REPUBLIKA.CO.ID,JAKARTA--Sebagian masyarakat mendesak agar Pasal 27 ayat (3) UU Informasi dan Transaksi Elektronika (ITE) dihapus atau setidaknya para pelaku bullying atau penghinaan untuk dimaafkan, dibebaskan dan laporan terhadap mereka dicabut.
Konteksnya dengan banyak ditemukan kasus-kasus pelaporan penghinaan terhadap personal usai pilpres.
“Menurut saya, penghapusan Pasal 27 ayat (3) tidak tepat karena pasal tersebut melindungi hak atas reputasi seluruh warga negara,” papar anggota Komisi III DPR RI S. Dasco Ahmad, Ahad (9/11).
Dasco menilik, hak atas reputasi sebagaimana juga hak atas kemerdekaan berekspresi adalah hak yang amat penting.

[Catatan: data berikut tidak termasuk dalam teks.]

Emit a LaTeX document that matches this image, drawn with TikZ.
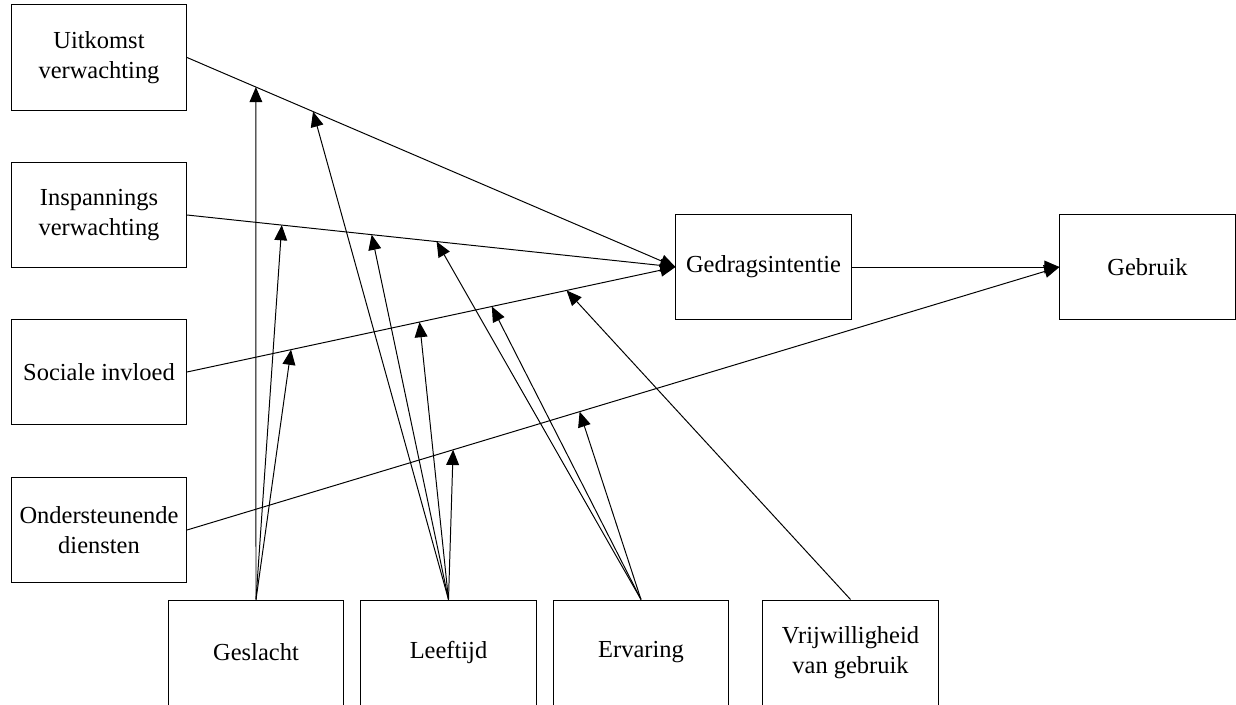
\documentclass[tikz,border=0pt]{standalone}
\usepackage{fontspec}
\setmainfont{Liberation Serif}
\usetikzlibrary{arrows.meta}

\begin{document}
\begin{tikzpicture}[x=0.025cm,y=-0.025cm,line width=0.7pt,
  box/.style={draw,minimum width=4.375cm,minimum height=2.625cm,inner sep=0pt,
              align=center,font=\fontsize{17.4}{21.3}\selectfont},
  pijl/.style={-{Triangle[length=0.38cm,width=0.32cm]}}]
 \useasboundingbox (0,0) rectangle (1236,704);
 % determinanten
 \node[box] (uit) at (99,57.5) {Uitkomst\\verwachting};
 \node[box] (insp) at (99,215) {Inspannings\\verwachting};
 \node[box] (soc) at (99,372) {Sociale invloed};
 \node[box] (ond) at (99,530) {Ondersteunende\\diensten};
 \node[box] (gi) at (763.5,267) {Gedragsintentie};
 \node[box] (geb) at (1147.5,267) {Gebruik};
 % moderatoren
 \node[box] (gesl) at (256,652.5) {Geslacht};
 \node[box] (leef) at (448.5,652.5) {Leeftijd};
 \node[box] (erv) at (641,652.5) {Ervaring};
 \node[box] (vrij) at (850.5,652.5) {Vrijwilligheid\\van gebruik};
 \draw[pijl] (uit.east) -- (gi.west) coordinate[pos=0.141] (u1) coordinate[pos=0.258] (u2);
 \draw[pijl] (insp.east) -- (gi.west) coordinate[pos=0.194] (i1) coordinate[pos=0.378] (i2)
   coordinate[pos=0.511] (i3);
 \draw[pijl] (soc.east) -- (gi.west) coordinate[pos=0.213] (s1) coordinate[pos=0.476] (s2)
   coordinate[pos=0.624] (s3) coordinate[pos=0.777] (s4);
 \draw[pijl] (ond.east) -- (geb.west) coordinate[pos=0.305] (o1) coordinate[pos=0.45] (o2);
 \draw[pijl] (gi) -- (geb);
 \foreach \t in {u1,i1,s1} \draw[pijl] (gesl.north) -- (\t);
 \foreach \t in {u2,i2,s2,o1} \draw[pijl] (leef.north) -- (\t);
 \foreach \t in {i3,s3,o2} \draw[pijl] (erv.north) -- (\t);
 \draw[pijl] (vrij.north) -- (s4);
\end{tikzpicture}
\end{document}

Keberadaannya pun mendapatkan perlindungan dari hukum internasional terutama dalam Pasal 12 Deklarasi Universal HAM dan juga Pasal 17 Kovenan Internasional Hak Sipil dan Politik.
Konstitusi Indonesia juga menjamin perlindungan hak atas reputasi ini mendasarkan pada Pasal 28 G Dua kali pengujian pasal tersebut di MK pun sudah kandas.
“Ide untuk memafkan dan membebaskan pelaku adalah ide yang sebenarnya sangat masuk akal karena kedua kubu yang kemarin berseteru sudah mengarah kepada rekonsiliasi. Bahkan Prabowo sudah menghadiri pelantikan Jokowi sebagai Presiden,” ujar Dasco.
Masalahnya, saat ini adalah penyelesaian kasus tersebut tidaklah sesederhana yang dibayangkan. Pasal 27 ayat (3) UU ITE bukanlah delik aduan yang bisa dihentikan pengusutannya kalau pelapor sudah memaafkan pelaku dan mencabut laporannya.
“Agar masalah seperti tiga kasus tersebut dapat diselesaikan dengan elegan dan tidak terulang kembali di masa yang akan datang, sebaiknya Pasal 27 ayat (3) secara tegas dikategorikan sebagai delik aduan,” saran Dasco.
Harus ada pihak yang meminta pengkategorian tersebut dengan mengajukan uji materiil ke Mahkamah Konstitusi.
Dikategorikannya Pasal 27 ayat (3) sebagai delik aduan sangatlah tepat karena hak atas reputasi merupakakan hak absolut seseorang yang penerapannya juga merupakan hak absolut yang bersangkutan.